* **Dataset entries**
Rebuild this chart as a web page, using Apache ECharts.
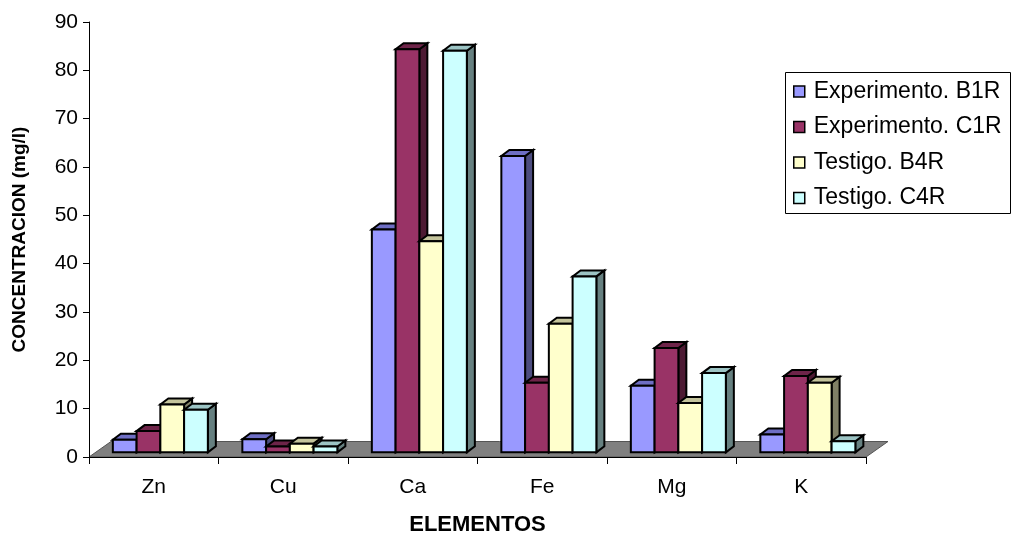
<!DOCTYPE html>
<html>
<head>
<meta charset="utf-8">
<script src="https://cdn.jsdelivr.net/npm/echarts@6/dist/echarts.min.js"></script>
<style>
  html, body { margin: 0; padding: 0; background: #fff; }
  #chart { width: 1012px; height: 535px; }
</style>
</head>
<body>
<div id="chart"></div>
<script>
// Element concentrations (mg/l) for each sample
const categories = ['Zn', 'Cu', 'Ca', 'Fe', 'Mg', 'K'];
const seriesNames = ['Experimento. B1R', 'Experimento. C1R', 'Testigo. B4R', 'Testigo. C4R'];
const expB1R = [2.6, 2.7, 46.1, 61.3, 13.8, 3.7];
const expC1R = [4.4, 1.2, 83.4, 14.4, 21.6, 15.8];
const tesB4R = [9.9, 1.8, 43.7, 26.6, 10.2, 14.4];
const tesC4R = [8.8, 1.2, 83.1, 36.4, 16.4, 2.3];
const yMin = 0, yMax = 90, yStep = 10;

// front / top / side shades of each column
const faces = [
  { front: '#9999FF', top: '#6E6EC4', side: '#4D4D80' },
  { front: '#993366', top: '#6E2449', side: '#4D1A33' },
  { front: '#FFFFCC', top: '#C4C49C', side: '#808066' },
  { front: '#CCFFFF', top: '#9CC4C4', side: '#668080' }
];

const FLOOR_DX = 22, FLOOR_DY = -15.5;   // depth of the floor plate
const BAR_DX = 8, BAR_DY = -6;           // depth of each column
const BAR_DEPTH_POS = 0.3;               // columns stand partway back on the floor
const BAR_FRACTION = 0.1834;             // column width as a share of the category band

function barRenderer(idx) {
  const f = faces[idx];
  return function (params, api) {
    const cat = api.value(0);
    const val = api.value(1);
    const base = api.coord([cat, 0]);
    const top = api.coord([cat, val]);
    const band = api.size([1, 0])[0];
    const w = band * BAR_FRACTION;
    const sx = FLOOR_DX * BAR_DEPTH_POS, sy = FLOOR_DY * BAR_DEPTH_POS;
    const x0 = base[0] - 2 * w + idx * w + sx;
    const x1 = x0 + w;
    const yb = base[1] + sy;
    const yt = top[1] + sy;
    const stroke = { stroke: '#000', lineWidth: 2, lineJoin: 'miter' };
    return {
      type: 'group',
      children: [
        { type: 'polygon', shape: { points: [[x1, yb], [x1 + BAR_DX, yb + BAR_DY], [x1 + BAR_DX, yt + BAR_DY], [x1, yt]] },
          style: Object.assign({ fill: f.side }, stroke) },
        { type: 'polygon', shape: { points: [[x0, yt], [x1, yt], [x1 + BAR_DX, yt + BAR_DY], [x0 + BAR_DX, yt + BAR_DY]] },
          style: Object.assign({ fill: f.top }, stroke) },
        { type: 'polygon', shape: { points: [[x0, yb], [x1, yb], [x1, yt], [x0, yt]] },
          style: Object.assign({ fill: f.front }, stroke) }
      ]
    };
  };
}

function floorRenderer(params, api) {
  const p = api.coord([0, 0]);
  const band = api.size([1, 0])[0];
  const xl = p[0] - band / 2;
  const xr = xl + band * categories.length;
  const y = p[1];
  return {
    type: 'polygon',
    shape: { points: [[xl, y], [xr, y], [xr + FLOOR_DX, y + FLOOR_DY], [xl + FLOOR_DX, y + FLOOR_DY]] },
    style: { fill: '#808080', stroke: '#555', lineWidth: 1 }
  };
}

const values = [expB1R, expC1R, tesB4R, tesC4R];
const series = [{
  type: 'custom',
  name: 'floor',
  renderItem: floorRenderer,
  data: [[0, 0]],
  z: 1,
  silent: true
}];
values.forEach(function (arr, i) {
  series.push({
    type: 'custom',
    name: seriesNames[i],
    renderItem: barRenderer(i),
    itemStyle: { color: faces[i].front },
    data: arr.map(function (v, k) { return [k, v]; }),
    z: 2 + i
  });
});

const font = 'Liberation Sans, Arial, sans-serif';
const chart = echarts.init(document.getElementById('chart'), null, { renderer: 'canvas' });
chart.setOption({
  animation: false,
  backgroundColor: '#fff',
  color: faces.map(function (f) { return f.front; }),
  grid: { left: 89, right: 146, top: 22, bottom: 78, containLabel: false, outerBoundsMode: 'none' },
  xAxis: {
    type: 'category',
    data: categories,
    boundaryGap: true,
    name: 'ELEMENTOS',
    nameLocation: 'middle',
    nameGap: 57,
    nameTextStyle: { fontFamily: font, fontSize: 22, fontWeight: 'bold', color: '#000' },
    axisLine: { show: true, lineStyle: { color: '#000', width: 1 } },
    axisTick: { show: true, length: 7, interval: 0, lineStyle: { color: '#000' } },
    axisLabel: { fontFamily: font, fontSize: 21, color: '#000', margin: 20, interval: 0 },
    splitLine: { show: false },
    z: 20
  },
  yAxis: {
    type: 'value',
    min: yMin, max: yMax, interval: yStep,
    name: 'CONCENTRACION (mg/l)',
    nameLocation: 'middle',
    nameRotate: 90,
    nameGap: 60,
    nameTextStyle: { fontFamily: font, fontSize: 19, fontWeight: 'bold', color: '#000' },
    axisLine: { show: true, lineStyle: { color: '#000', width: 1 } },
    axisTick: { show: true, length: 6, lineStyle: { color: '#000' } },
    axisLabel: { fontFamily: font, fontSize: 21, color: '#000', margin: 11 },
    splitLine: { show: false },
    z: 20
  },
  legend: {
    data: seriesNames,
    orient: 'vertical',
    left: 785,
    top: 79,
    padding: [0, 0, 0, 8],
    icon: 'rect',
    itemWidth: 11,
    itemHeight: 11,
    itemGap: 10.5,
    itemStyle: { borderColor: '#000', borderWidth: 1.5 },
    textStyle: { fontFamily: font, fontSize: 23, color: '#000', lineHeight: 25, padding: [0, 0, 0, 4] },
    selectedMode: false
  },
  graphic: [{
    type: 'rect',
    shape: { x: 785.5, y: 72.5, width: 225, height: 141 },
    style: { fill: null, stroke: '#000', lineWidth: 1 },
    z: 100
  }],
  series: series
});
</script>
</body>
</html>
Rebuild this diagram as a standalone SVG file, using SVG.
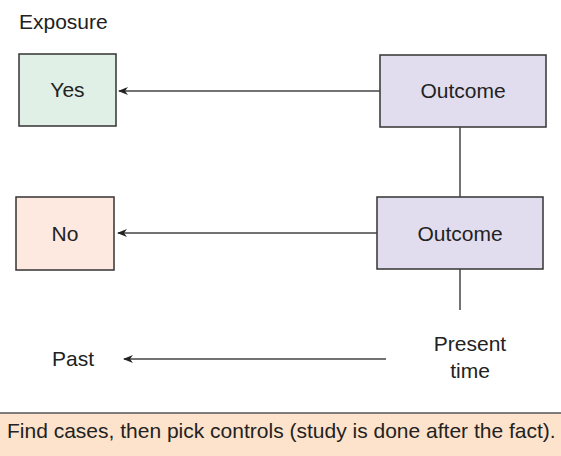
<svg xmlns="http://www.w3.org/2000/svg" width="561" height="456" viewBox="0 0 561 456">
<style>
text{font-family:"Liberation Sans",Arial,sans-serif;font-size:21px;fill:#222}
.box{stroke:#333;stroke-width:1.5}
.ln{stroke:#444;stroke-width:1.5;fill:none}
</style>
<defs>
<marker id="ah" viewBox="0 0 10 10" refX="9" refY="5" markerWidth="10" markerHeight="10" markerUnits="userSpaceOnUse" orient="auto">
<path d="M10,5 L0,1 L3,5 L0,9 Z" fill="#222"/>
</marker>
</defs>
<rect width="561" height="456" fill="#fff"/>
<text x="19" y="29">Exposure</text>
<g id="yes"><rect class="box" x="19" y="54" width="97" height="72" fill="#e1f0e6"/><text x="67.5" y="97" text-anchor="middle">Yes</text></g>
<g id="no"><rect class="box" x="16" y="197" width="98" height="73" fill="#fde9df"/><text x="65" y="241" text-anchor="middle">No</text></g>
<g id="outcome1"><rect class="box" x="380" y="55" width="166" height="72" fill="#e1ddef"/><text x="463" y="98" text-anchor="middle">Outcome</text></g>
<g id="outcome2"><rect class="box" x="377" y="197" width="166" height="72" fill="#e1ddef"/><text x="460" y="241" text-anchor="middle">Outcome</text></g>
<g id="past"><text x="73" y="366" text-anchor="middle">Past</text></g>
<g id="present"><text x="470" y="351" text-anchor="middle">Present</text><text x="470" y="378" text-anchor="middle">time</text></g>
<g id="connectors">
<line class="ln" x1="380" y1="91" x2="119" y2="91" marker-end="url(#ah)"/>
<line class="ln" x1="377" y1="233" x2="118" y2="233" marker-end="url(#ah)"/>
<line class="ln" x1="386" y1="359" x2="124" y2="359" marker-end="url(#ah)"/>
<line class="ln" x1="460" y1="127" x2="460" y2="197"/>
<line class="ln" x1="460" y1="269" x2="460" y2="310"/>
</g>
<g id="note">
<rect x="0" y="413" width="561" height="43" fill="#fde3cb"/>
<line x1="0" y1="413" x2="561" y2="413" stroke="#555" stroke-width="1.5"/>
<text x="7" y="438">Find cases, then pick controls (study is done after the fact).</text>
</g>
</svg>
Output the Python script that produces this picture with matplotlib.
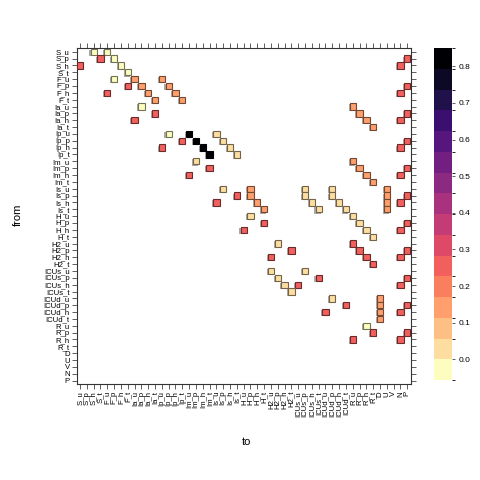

* **Aim**
Write out nothing but the lines from the start of the data through the line with "const BAR_FRACTION = 0.1834;". Leave out the pictures.

* **Reply to the task**
Rebuild this chart as a web page, using Apache ECharts.
<!DOCTYPE html>
<html>
<head>
<meta charset="utf-8">
<script src="https://cdn.jsdelivr.net/npm/echarts@6/dist/echarts.min.js"></script>
<style>
  html, body { margin: 0; padding: 0; background: #fff; }
  #chart { width: 1012px; height: 535px; }
</style>
</head>
<body>
<div id="chart"></div>
<script>
// Element concentrations (mg/l) for each sample
const categories = ['Zn', 'Cu', 'Ca', 'Fe', 'Mg', 'K'];
const seriesNames = ['Experimento. B1R', 'Experimento. C1R', 'Testigo. B4R', 'Testigo. C4R'];
const expB1R = [2.6, 2.7, 46.1, 61.3, 13.8, 3.7];
const expC1R = [4.4, 1.2, 83.4, 14.4, 21.6, 15.8];
const tesB4R = [9.9, 1.8, 43.7, 26.6, 10.2, 14.4];
const tesC4R = [8.8, 1.2, 83.1, 36.4, 16.4, 2.3];
const yMin = 0, yMax = 90, yStep = 10;

// front / top / side shades of each column
const faces = [
  { front: '#9999FF', top: '#6E6EC4', side: '#4D4D80' },
  { front: '#993366', top: '#6E2449', side: '#4D1A33' },
  { front: '#FFFFCC', top: '#C4C49C', side: '#808066' },
  { front: '#CCFFFF', top: '#9CC4C4', side: '#668080' }
];

const FLOOR_DX = 22, FLOOR_DY = -15.5;   // depth of the floor plate
const BAR_DX = 8, BAR_DY = -6;           // depth of each column
const BAR_DEPTH_POS = 0.3;               // columns stand partway back on the floor
const BAR_FRACTION = 0.1834;             // column width as a share of the category band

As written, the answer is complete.